GIVEN PROBLEM -
Repeat everything from the first line of the listing below through the line that contains "const nAtoms = [10, 18, 30, 56];", exactly. Leave out pictures.

DATA SHOWN -
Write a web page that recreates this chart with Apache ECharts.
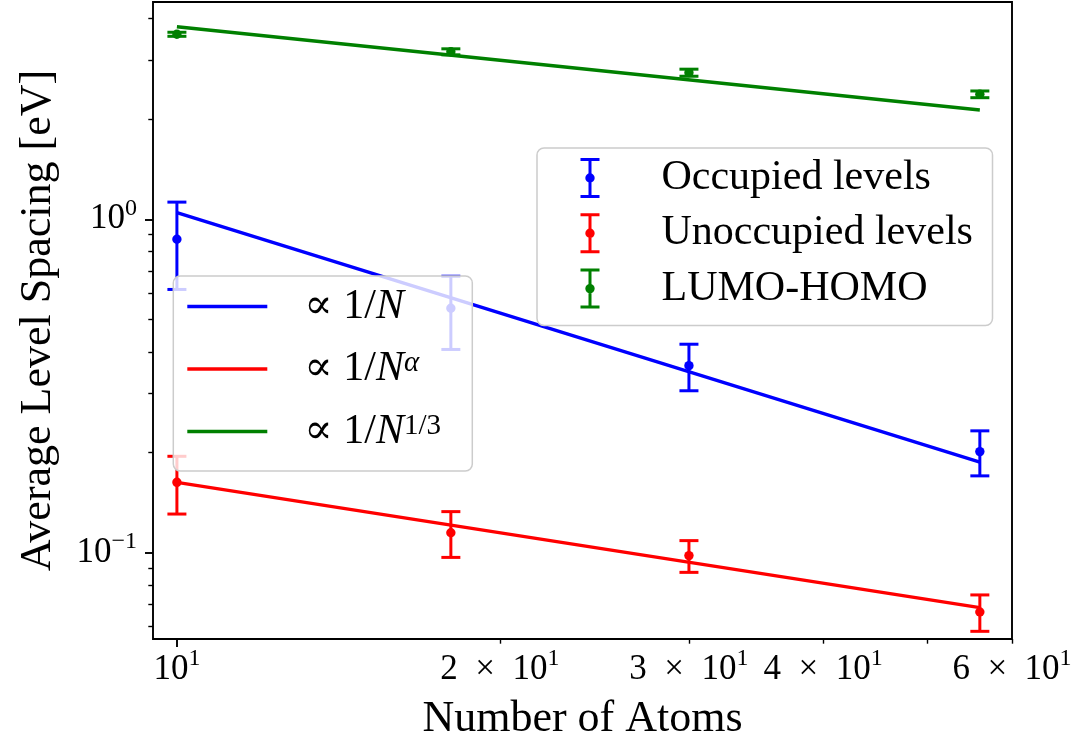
<!DOCTYPE html>
<html>
<head>
<meta charset="utf-8">
<title>Average Level Spacing vs Number of Atoms</title>
<script src="https://cdn.jsdelivr.net/npm/echarts@6/dist/echarts.min.js"></script>
<style>
  html, body { margin: 0; padding: 0; background: #ffffff; }
  #chart { width: 1083px; height: 735px; }
</style>
</head>
<body>
<div id="chart"></div>
<script>
// Cluster sizes (number of atoms)
const nAtoms = [10, 18, 30, 56];

// Mean level spacing [eV] and symmetric standard deviations
const occupiedMean = [0.871, 0.541, 0.364, 0.201];
const occupiedErr = [0.255, 0.134, 0.058, 0.031];
const unoccupiedMean = [0.1626, 0.1148, 0.0980, 0.0664];
const unoccupiedErr = [0.032, 0.018, 0.0107, 0.0083];
const gapMean = [3.589, 3.180, 2.753, 2.371];
const gapErr = [0.050, 0.066, 0.067, 0.055];

// Power-law fits, given at the ends of the N range
const fitN = [10, 56];
const fitInvN = [1.047, 0.187];
const fitInvNAlpha = [0.1626, 0.0684];
const fitInvNThird = [3.78, 2.127];

// Tick positions and labelled values
const xMajorTicks = [10];
const xMinorTicks = [20, 30, 40, 50, 60];
const xTickLabels = [10, 20, 30, 40, 60];
const yMajorTicks = [0.1, 1];
const yMinorTicks = [0.06, 0.07, 0.08, 0.09, 0.2, 0.3, 0.4, 0.5, 0.6, 0.7, 0.8, 0.9, 2, 3, 4];

const SERIF = "'Liberation Serif', 'DejaVu Serif', serif";
const BLUE = '#0000ff', RED = '#ff0000', GREEN = '#008000';

const fitNames = {
  invN: '\u221d 1/N',
  invNAlpha: '\u221d 1/N^alpha',
  invNThird: '\u221d 1/N^(1/3)'
};
const fitRich = {};
fitRich[fitNames.invN] = '\u221d 1/{it|N}';
fitRich[fitNames.invNAlpha] = '\u221d 1/{it|N}{supi|\u03b1}';
fitRich[fitNames.invNThird] = '\u221d 1/{it|N}{sup|1/3}';

// error-bar glyph for the legend: caps, stem and dot
const errIcon = 'path://M0,0H19V3H0Z M8,3H11V37H8Z M0,37H19V40H0Z M9.5,15.3A4.7,4.7 0 1 1 9.49,15.3Z';

function pairs(xs, ys) { return xs.map((x, i) => [x, ys[i]]); }

function errorSeries(name, color, means, errs) {
  return {
    name: name,
    type: 'custom',
    xAxisIndex: 0,
    yAxisIndex: 0,
    z: 2,
    itemStyle: { color: color },
    data: nAtoms.map((n, i) => [n, means[i], means[i] - errs[i], means[i] + errs[i]]),
    encode: { x: 0, y: [1, 2, 3] },
    renderItem: function (params, api) {
      const x = api.value(0);
      const mid = api.coord([x, api.value(1)]);
      const lo = api.coord([x, api.value(2)]);
      const hi = api.coord([x, api.value(3)]);
      const cap = 9.5;
      const st = { stroke: color, lineWidth: 3 };
      return {
        type: 'group',
        children: [
          { type: 'line', shape: { x1: hi[0], y1: hi[1], x2: lo[0], y2: lo[1] }, style: st },
          { type: 'line', shape: { x1: hi[0] - cap, y1: hi[1], x2: hi[0] + cap, y2: hi[1] }, style: st },
          { type: 'line', shape: { x1: lo[0] - cap, y1: lo[1], x2: lo[0] + cap, y2: lo[1] }, style: st },
          { type: 'circle', shape: { cx: mid[0], cy: mid[1], r: 4.7 }, style: { fill: color } }
        ]
      };
    }
  };
}

function fitSeries(name, color, values) {
  return {
    name: name,
    type: 'line',
    xAxisIndex: 0,
    yAxisIndex: 0,
    z: 3,
    color: color,
    showSymbol: false,
    symbol: 'none',
    lineStyle: { color: color, width: 3.4 },
    data: pairs(fitN, values)
  };
}

const tickRich = {
  sup: { fontSize: 24, lineHeight: 22, verticalAlign: 'top', fontFamily: SERIF, color: '#000' }
};

function xLabel(v) {
  const m = Math.round(v / 10);
  return (m === 1 ? '' : m + '\u2002\u00d7\u2002') + '10{sup|1}';
}
function yLabel(v) {
  const e = Math.round(Math.log10(v));
  return '10{sup|' + (e < 0 ? '\u2212' + (-e) : e) + '}';
}

const axisCommon = {
  type: 'log',
  logBase: 10,
  axisLine: { show: false },
  splitLine: { show: false },
  minorTick: { show: false }
};

const chart = echarts.init(document.getElementById('chart'), null, { renderer: 'canvas' });

chart.setOption({
  animation: false,
  backgroundColor: '#ffffff',
  grid: {
    left: 153, right: 71, top: 2, bottom: 96,
    containLabel: false, outerBoundsMode: 'none',
    show: true, borderColor: '#000', borderWidth: 1.9, backgroundColor: 'transparent'
  },
  xAxis: [
    Object.assign({}, axisCommon, {
      min: 9.5, max: 60, position: 'bottom',
      name: 'Number of Atoms', nameLocation: 'middle', nameGap: 47,
      nameTextStyle: { fontFamily: SERIF, fontSize: 44, lineHeight: 44, color: '#000' },
      axisTick: { show: true, customValues: xMajorTicks, length: 8, lineStyle: { color: '#000', width: 1.9 } },
      axisLabel: {
        show: true, customValues: xTickLabels, margin: 8, formatter: xLabel,
        fontFamily: SERIF, fontSize: 35, lineHeight: 46, color: '#000', rich: tickRich
      }
    }),
    Object.assign({}, axisCommon, {
      min: 9.5, max: 60, position: 'bottom',
      axisTick: { show: true, customValues: xMinorTicks, length: 4.7, lineStyle: { color: '#000', width: 1.4 } },
      axisLabel: { show: false }
    })
  ],
  yAxis: [
    Object.assign({}, axisCommon, {
      min: 0.0551, max: 4.485, position: 'left',
      name: 'Average Level Spacing [eV]', nameLocation: 'middle', nameGap: 93, nameRotate: 90,
      nameTextStyle: { fontFamily: SERIF, fontSize: 44, lineHeight: 44, color: '#000' },
      axisTick: { show: true, customValues: yMajorTicks, length: 8, lineStyle: { color: '#000', width: 1.9 } },
      axisLabel: {
        show: true, customValues: yMajorTicks, margin: 16, formatter: yLabel,
        fontFamily: SERIF, fontSize: 35, lineHeight: 46, color: '#000', rich: tickRich
      }
    }),
    Object.assign({}, axisCommon, {
      min: 0.0551, max: 4.485, position: 'left',
      axisTick: { show: true, customValues: yMinorTicks, length: 4.7, lineStyle: { color: '#000', width: 1.4 } },
      axisLabel: { show: false }
    })
  ],
  legend: [
    {
      orient: 'vertical',
      left: 537, top: 148,
      padding: [9, 0, 16, 43.5],
      itemWidth: 19, itemHeight: 40, itemGap: 13.3,
      selectedMode: false,
      backgroundColor: 'rgba(255,255,255,0.8)',
      borderColor: '#cccccc', borderWidth: 1.5, borderRadius: 7,
      z: 10,
      data: [
        { name: 'Occupied levels', icon: errIcon },
        { name: 'Unoccupied levels', icon: errIcon },
        { name: 'LUMO-HOMO', icon: errIcon }
      ],
      textStyle: {
        fontFamily: SERIF, fontSize: 42, lineHeight: 40, color: '#000',
        padding: [0, 0, 0, 57], width: 331
      }
    },
    {
      orient: 'vertical',
      left: 173.3, top: 276,
      padding: [9.5, 0, 18.5, 14],
      itemWidth: 80, itemHeight: 3.4, itemGap: 20.5,
      selectedMode: false,
      icon: 'rect',
      backgroundColor: 'rgba(255,255,255,0.8)',
      borderColor: '#cccccc', borderWidth: 1.5, borderRadius: 7,
      z: 10,
      data: [fitNames.invN, fitNames.invNAlpha, fitNames.invNThird],
      formatter: function (name) { return fitRich[name]; },
      textStyle: {
        fontFamily: SERIF, fontSize: 42, lineHeight: 40, color: '#000',
        padding: [0, 0, 0, 32], width: 168,
        rich: {
          it: { fontStyle: 'italic', fontFamily: SERIF, fontSize: 42, lineHeight: 40, color: '#000' },
          sup: { fontFamily: SERIF, fontSize: 29, lineHeight: 26, verticalAlign: 'top', color: '#000' },
          supi: { fontFamily: SERIF, fontStyle: 'italic', fontSize: 29, lineHeight: 26, verticalAlign: 'top', color: '#000' }
        }
      }
    }
  ],
  series: [
    errorSeries('Occupied levels', BLUE, occupiedMean, occupiedErr),
    errorSeries('Unoccupied levels', RED, unoccupiedMean, unoccupiedErr),
    errorSeries('LUMO-HOMO', GREEN, gapMean, gapErr),
    fitSeries(fitNames.invN, BLUE, fitInvN),
    fitSeries(fitNames.invNAlpha, RED, fitInvNAlpha),
    fitSeries(fitNames.invNThird, GREEN, fitInvNThird)
  ]
});
</script>
</body>
</html>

SOLUTION TO THE PROBLEM -
Write a web page that recreates this chart with Apache ECharts.
<!DOCTYPE html>
<html>
<head>
<meta charset="utf-8">
<title>Average Level Spacing vs Number of Atoms</title>
<script src="https://cdn.jsdelivr.net/npm/echarts@6/dist/echarts.min.js"></script>
<style>
  html, body { margin: 0; padding: 0; background: #ffffff; }
  #chart { width: 1083px; height: 735px; }
</style>
</head>
<body>
<div id="chart"></div>
<script>
// Cluster sizes (number of atoms)
const nAtoms = [10, 18, 30, 56];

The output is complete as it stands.